研究実績の概要 |
In FY2020, the second year of the ExaPath project, we conducted two distinct studies for routing in HPC interconnects. The first published paper of this FY is a survey of data center and supercomputer networks, which investigates various aspects related to how multi-pathing is implemented in those systems, what type of routing they deploy, and how effectively utilize them for extensive communication loads. The survey with the title "High-Performance Routing with Multipathing and Path Diversity in Supercomputers and Data Centers" was published in the IEEE Transactions on Parallel and Distributed Systems journal. The second published work, a peer-reviewed poster, is based on a Bachelor's thesis of our intern from Tokyotech which was presented at the 3rd R-CCS International Symposium. This thesis and poster tackled the fault resiliency of lossless interconnects and how to perform rerouting of the network while preserving certain properties, such as deadlock-freedom. Furthermore, we collaborated with researchers of ETH Zurich to develop a real Slimfly testbed and deploy the routing we developed in the previous FY. Simultaneously, we supervised with a colleague from ETH a second Bachelor's thesis with the topic of routing low-diameter topologies.
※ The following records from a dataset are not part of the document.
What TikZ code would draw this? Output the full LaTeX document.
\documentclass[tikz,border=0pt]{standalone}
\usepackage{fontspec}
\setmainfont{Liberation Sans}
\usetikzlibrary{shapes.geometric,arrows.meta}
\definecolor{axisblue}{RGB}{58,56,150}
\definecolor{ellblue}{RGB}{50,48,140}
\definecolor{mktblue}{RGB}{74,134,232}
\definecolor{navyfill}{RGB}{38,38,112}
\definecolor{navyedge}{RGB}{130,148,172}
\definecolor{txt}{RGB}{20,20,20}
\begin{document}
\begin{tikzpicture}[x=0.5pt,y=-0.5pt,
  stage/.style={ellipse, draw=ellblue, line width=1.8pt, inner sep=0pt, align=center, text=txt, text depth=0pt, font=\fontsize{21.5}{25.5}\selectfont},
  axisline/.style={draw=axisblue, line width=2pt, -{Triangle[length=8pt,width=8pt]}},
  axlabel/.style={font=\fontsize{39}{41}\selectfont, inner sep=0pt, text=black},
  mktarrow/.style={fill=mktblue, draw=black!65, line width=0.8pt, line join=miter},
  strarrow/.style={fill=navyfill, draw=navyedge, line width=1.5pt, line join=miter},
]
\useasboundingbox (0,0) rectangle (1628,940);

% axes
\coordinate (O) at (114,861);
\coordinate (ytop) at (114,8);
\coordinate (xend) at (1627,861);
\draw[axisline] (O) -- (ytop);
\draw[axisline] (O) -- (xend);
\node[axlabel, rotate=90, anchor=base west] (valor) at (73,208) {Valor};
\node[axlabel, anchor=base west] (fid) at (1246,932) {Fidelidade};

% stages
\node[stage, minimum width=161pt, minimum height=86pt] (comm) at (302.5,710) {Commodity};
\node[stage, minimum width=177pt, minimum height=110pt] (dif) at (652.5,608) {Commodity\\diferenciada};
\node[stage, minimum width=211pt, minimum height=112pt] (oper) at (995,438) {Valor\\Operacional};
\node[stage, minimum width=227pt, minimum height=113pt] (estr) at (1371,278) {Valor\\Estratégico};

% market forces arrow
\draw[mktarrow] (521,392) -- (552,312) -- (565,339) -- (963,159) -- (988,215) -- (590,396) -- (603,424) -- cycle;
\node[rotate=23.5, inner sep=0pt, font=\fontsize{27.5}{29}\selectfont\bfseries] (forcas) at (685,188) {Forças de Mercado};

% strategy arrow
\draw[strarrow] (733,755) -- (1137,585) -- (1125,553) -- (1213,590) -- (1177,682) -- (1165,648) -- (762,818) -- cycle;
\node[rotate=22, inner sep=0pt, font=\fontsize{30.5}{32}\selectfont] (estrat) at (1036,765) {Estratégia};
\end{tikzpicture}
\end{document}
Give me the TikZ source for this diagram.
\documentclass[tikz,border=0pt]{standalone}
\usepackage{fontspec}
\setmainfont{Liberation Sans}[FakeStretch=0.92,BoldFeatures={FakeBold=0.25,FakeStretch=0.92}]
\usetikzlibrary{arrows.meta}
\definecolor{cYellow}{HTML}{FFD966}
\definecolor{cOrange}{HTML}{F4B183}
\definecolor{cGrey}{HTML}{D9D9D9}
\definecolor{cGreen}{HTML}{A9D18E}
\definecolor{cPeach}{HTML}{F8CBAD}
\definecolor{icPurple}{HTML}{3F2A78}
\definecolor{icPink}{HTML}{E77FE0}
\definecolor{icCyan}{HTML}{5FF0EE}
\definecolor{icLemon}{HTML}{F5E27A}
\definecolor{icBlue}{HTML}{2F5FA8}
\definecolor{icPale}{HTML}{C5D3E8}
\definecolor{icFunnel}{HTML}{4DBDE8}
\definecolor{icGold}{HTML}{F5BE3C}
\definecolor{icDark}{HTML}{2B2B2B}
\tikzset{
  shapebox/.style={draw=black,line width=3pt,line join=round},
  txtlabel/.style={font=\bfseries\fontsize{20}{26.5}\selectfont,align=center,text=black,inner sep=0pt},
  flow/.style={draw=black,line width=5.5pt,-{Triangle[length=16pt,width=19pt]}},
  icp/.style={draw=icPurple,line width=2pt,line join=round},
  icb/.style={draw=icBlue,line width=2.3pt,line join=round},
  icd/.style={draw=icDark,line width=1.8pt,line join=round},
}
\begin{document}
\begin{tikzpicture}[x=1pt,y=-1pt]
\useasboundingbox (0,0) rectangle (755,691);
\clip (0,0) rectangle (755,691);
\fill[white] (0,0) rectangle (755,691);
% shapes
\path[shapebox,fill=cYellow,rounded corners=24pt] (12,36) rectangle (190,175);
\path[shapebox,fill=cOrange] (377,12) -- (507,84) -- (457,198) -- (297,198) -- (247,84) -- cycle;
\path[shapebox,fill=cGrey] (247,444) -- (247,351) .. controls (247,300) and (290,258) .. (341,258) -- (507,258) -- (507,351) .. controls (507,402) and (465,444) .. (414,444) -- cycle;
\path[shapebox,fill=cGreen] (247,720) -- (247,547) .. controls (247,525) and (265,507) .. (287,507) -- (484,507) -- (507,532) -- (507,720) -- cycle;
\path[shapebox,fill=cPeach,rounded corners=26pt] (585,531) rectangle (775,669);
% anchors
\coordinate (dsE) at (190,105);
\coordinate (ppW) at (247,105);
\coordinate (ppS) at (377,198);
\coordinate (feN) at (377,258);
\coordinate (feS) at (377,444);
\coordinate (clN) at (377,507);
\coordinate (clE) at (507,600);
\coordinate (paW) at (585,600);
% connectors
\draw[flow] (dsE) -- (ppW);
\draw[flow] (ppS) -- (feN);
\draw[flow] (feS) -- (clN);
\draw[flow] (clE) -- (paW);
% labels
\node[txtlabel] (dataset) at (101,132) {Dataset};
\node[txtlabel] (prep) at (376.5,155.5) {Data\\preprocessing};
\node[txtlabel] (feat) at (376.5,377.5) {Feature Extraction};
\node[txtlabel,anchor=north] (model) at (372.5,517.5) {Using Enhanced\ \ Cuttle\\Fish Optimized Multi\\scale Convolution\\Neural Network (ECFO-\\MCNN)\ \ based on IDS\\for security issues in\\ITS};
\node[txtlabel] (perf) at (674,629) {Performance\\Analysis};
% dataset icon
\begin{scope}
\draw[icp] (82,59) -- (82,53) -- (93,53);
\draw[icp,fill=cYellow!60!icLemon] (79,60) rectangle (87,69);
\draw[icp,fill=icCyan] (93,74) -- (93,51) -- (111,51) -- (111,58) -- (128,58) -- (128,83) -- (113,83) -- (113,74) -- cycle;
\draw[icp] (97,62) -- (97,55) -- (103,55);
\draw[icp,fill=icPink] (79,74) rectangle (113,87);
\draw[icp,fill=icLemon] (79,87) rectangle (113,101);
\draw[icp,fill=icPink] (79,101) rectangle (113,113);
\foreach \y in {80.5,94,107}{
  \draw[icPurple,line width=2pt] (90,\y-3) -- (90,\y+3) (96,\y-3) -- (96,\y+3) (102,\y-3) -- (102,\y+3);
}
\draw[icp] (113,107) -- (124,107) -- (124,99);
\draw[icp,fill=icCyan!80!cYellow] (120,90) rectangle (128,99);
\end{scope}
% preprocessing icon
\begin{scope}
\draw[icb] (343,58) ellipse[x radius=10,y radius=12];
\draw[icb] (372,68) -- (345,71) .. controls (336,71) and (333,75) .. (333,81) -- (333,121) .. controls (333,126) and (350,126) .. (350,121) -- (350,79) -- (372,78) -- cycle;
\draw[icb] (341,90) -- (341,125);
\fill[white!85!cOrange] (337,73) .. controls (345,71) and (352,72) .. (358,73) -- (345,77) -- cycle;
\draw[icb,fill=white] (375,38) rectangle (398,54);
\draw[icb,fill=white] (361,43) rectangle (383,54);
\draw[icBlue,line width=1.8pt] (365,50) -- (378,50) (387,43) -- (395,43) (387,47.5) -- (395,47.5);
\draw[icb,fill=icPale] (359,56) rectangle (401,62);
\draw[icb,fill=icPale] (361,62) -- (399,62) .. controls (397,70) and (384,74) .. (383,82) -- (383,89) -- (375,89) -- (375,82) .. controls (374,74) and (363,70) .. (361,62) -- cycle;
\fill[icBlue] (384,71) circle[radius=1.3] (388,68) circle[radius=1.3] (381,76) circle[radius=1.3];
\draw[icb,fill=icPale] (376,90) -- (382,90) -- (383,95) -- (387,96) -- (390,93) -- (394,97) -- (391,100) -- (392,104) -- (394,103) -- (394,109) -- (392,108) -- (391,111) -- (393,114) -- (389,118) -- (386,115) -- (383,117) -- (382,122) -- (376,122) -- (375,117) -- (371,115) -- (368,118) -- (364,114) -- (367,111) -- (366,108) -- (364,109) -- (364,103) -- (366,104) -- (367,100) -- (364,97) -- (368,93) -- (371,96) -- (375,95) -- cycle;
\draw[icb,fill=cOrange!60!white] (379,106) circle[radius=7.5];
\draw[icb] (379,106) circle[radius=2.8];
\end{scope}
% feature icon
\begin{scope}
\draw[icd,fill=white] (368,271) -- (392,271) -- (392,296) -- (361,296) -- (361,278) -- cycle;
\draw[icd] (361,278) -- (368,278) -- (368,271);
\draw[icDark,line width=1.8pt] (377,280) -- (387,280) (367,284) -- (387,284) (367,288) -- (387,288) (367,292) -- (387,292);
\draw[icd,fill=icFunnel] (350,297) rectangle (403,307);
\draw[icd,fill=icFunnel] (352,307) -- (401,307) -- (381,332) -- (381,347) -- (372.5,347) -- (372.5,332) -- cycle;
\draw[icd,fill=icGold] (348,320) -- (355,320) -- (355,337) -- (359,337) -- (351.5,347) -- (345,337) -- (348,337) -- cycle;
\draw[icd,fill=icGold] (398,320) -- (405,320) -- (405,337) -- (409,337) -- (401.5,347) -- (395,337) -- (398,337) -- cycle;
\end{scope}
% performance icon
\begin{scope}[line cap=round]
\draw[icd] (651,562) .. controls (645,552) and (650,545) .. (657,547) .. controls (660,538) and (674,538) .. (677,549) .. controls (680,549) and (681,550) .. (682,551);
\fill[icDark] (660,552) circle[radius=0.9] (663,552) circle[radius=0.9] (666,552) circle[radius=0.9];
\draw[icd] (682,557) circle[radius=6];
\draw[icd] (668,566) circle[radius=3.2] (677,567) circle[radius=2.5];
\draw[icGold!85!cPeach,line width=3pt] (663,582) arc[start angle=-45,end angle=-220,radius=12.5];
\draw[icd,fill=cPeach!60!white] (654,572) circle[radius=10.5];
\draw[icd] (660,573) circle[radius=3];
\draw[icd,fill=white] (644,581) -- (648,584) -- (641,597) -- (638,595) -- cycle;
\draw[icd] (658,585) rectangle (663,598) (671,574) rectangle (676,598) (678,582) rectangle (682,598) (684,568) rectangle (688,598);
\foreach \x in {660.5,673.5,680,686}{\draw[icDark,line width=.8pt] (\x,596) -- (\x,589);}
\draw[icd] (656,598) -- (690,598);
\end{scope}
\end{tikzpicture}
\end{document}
Lastly, we disseminated our research findings through invited talks at the ISC High Performance conference (ISC'20) in a focus session on 'Photonics & Interconnects' and discussed our work and related routing and network topics with colleagues from academia and industry at various meetings and conference.
|
現在までの達成度 (区分) |
現在までの達成度 (区分)
3: やや遅れている
理由
The original plan is slightly delayed, because COVID caused major disturbances in the research community as well as conference schedules. Hence, opportunities to seek new collaborators and chances to discuss and disseminate our research findings were fewer than expected.
|
今後の研究の推進方策 |
The future direction of the research will primarily match the initially outlined plan in the project proposal. We will try to establish more international and domestic collaborations to develop a suitable HPC routing library which hopefully can be interfaced with the OpenFabrics Management Framework (OFMF) and other interconnection management frameworks. And we plan to develop new, and assist in the development (through collaborations) of new, routing algorithms for current and future HPC installations.
|